_RECORDED DATA_
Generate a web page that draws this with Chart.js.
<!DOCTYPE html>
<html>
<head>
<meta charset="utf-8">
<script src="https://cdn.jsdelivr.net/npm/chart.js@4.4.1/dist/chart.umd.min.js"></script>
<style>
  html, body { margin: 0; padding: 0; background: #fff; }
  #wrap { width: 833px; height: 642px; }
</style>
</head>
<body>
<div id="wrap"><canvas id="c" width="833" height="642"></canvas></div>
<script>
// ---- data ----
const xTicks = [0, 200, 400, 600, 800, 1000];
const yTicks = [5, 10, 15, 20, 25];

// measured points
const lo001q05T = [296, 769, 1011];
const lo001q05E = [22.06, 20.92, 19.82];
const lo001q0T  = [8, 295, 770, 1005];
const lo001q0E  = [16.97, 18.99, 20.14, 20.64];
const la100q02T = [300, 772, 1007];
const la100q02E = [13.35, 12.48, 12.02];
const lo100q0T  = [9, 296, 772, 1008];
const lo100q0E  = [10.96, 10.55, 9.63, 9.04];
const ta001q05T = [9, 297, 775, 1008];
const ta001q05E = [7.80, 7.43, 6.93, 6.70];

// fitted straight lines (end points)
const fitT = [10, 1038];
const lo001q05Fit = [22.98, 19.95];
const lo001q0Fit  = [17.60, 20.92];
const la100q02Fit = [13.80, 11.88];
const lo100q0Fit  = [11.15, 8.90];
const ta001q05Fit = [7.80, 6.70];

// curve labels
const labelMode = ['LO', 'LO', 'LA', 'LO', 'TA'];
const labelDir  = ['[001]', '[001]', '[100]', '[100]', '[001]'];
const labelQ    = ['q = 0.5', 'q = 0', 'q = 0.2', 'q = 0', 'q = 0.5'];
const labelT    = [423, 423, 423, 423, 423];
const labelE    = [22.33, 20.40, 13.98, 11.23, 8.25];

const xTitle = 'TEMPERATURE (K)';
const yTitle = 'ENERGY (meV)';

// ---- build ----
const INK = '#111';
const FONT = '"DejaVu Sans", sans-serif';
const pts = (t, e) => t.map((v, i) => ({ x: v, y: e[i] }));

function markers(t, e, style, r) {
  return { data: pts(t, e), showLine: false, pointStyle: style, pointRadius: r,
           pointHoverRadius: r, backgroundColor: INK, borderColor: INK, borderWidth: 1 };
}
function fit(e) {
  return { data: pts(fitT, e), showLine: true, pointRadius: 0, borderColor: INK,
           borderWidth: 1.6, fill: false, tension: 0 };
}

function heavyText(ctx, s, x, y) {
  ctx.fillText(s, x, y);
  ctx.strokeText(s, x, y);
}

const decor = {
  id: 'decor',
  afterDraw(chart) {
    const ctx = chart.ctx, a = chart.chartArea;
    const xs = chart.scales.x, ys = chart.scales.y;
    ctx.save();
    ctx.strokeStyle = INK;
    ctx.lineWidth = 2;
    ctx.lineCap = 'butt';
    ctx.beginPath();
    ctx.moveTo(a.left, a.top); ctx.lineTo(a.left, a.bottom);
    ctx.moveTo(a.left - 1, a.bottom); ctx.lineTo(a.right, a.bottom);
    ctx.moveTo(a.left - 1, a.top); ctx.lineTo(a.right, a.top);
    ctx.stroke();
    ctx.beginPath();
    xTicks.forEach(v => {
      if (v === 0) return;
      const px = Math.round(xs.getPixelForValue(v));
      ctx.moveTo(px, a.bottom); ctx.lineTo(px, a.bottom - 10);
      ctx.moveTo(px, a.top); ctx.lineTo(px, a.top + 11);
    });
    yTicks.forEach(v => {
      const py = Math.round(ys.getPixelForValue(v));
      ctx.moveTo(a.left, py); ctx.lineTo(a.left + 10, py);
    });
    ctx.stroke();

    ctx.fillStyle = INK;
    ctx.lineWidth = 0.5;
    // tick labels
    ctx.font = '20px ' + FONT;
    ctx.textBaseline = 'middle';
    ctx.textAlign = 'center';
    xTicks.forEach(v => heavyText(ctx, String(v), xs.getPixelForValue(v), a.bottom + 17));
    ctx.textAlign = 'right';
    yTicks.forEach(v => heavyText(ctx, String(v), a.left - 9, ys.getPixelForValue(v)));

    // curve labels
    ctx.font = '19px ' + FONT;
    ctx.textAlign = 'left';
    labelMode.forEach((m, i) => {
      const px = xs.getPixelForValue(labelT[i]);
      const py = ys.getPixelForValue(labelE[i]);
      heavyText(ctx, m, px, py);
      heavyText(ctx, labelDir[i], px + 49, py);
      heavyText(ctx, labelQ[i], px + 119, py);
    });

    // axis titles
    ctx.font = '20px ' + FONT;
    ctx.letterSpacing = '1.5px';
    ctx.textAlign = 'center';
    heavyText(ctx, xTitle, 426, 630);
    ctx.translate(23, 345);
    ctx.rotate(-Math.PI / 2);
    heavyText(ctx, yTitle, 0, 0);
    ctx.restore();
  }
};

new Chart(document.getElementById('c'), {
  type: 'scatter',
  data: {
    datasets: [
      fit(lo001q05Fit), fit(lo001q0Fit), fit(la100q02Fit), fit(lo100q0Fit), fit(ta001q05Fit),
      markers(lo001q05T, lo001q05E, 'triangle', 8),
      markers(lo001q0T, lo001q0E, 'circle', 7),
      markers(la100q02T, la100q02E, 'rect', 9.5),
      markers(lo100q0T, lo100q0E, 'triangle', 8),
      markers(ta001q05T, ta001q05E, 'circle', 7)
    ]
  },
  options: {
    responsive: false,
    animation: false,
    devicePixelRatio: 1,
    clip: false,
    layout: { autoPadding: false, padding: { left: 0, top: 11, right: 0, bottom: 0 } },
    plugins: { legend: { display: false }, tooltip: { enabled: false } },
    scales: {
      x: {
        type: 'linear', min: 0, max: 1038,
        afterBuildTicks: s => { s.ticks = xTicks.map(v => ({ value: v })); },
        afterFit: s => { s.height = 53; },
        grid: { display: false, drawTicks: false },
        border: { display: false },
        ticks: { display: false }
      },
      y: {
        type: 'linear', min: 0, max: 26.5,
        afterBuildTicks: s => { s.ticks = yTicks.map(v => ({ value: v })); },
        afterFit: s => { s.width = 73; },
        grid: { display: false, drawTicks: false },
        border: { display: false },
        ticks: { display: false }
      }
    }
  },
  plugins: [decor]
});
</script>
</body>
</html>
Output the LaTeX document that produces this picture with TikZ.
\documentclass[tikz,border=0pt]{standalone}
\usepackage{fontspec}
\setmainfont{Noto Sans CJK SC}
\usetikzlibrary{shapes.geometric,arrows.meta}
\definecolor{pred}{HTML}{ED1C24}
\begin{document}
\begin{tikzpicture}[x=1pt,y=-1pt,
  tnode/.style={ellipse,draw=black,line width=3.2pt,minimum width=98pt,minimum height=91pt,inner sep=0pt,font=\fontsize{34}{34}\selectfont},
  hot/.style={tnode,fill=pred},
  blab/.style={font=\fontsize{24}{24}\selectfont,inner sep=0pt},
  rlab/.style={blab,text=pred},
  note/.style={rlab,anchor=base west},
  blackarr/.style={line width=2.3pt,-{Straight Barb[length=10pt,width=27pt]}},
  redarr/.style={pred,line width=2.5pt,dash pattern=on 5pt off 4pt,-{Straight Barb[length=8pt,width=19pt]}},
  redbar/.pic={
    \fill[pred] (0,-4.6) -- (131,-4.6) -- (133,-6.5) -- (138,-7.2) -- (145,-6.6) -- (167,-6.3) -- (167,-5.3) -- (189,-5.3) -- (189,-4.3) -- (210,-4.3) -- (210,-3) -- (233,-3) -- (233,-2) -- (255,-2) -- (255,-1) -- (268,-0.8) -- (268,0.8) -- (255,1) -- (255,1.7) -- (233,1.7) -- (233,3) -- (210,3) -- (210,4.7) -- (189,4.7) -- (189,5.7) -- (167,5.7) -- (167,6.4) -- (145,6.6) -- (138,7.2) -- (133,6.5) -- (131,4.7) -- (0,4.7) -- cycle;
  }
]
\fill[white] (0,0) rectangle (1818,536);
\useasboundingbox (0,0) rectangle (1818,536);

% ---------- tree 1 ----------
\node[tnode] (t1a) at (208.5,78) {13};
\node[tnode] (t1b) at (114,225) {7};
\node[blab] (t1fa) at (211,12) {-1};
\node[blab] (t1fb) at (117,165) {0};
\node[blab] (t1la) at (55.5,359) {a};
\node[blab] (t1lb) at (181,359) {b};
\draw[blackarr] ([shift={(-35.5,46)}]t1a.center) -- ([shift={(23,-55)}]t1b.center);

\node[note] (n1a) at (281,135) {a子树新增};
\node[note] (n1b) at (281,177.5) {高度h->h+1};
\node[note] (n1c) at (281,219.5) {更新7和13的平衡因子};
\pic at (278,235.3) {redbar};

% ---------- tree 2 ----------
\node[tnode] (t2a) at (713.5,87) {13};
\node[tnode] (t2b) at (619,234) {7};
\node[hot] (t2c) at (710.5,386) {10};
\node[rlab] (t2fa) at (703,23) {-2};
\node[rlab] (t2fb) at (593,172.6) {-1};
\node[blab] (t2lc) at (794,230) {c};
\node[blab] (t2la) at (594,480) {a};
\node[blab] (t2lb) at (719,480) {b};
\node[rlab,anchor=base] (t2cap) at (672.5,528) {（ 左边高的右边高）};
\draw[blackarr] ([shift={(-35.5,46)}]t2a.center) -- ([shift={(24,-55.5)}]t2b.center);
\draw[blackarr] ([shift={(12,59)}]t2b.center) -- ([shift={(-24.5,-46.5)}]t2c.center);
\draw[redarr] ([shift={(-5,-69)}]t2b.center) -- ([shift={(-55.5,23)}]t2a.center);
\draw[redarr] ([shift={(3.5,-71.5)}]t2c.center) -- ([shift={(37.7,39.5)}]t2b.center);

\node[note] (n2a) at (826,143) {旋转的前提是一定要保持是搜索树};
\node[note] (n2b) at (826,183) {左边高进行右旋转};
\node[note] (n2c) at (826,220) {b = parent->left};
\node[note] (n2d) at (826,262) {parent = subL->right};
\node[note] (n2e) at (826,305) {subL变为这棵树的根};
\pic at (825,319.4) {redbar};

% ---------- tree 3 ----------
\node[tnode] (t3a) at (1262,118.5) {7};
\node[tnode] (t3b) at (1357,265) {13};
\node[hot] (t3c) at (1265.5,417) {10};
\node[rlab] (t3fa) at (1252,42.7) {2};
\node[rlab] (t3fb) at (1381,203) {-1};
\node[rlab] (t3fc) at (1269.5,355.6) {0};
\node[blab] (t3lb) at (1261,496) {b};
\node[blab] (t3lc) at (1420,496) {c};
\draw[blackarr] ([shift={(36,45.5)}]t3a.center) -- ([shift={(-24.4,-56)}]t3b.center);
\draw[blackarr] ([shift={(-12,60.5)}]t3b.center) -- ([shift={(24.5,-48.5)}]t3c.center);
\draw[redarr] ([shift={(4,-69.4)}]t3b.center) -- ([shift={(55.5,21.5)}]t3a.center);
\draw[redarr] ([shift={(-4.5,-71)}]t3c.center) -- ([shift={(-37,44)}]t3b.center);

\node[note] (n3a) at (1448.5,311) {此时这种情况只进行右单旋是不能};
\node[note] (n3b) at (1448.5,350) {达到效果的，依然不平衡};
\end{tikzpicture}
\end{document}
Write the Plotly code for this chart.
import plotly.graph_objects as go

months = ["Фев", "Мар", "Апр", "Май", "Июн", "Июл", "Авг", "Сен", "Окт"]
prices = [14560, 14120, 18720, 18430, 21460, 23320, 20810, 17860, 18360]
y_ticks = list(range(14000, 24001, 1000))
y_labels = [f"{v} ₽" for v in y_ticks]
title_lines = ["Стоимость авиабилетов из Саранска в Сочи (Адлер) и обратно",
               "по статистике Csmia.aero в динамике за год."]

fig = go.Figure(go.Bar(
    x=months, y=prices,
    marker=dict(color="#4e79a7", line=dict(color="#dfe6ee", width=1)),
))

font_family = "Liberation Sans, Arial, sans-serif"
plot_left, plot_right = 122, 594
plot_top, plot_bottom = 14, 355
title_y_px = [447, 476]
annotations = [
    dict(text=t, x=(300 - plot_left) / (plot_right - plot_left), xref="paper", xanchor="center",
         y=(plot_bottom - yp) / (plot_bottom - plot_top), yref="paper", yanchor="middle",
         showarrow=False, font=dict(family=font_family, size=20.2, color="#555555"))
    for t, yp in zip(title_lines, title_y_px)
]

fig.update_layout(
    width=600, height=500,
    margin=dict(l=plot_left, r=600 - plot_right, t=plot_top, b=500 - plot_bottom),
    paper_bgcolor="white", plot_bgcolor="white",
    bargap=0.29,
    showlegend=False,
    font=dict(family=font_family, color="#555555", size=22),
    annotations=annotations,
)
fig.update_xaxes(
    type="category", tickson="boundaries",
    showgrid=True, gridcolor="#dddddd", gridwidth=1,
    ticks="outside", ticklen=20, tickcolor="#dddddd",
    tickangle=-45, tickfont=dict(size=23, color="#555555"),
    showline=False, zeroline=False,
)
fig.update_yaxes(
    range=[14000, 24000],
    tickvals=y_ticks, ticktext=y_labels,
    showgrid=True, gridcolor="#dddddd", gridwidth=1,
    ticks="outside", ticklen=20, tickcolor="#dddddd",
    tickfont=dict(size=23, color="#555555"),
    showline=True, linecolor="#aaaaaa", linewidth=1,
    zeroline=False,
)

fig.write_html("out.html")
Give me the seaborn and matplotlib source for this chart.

_REQUEST_
Stop after the line containing "const yTitle = 'ENERGY (meV)';": print exactly the lines from the start of the entries above up to it, that line included.

_RESPONSE BELOW_
Generate a web page that draws this with Chart.js.
<!DOCTYPE html>
<html>
<head>
<meta charset="utf-8">
<script src="https://cdn.jsdelivr.net/npm/chart.js@4.4.1/dist/chart.umd.min.js"></script>
<style>
  html, body { margin: 0; padding: 0; background: #fff; }
  #wrap { width: 833px; height: 642px; }
</style>
</head>
<body>
<div id="wrap"><canvas id="c" width="833" height="642"></canvas></div>
<script>
// ---- data ----
const xTicks = [0, 200, 400, 600, 800, 1000];
const yTicks = [5, 10, 15, 20, 25];

// measured points
const lo001q05T = [296, 769, 1011];
const lo001q05E = [22.06, 20.92, 19.82];
const lo001q0T  = [8, 295, 770, 1005];
const lo001q0E  = [16.97, 18.99, 20.14, 20.64];
const la100q02T = [300, 772, 1007];
const la100q02E = [13.35, 12.48, 12.02];
const lo100q0T  = [9, 296, 772, 1008];
const lo100q0E  = [10.96, 10.55, 9.63, 9.04];
const ta001q05T = [9, 297, 775, 1008];
const ta001q05E = [7.80, 7.43, 6.93, 6.70];

// fitted straight lines (end points)
const fitT = [10, 1038];
const lo001q05Fit = [22.98, 19.95];
const lo001q0Fit  = [17.60, 20.92];
const la100q02Fit = [13.80, 11.88];
const lo100q0Fit  = [11.15, 8.90];
const ta001q05Fit = [7.80, 6.70];

// curve labels
const labelMode = ['LO', 'LO', 'LA', 'LO', 'TA'];
const labelDir  = ['[001]', '[001]', '[100]', '[100]', '[001]'];
const labelQ    = ['q = 0.5', 'q = 0', 'q = 0.2', 'q = 0', 'q = 0.5'];
const labelT    = [423, 423, 423, 423, 423];
const labelE    = [22.33, 20.40, 13.98, 11.23, 8.25];

const xTitle = 'TEMPERATURE (K)';
const yTitle = 'ENERGY (meV)';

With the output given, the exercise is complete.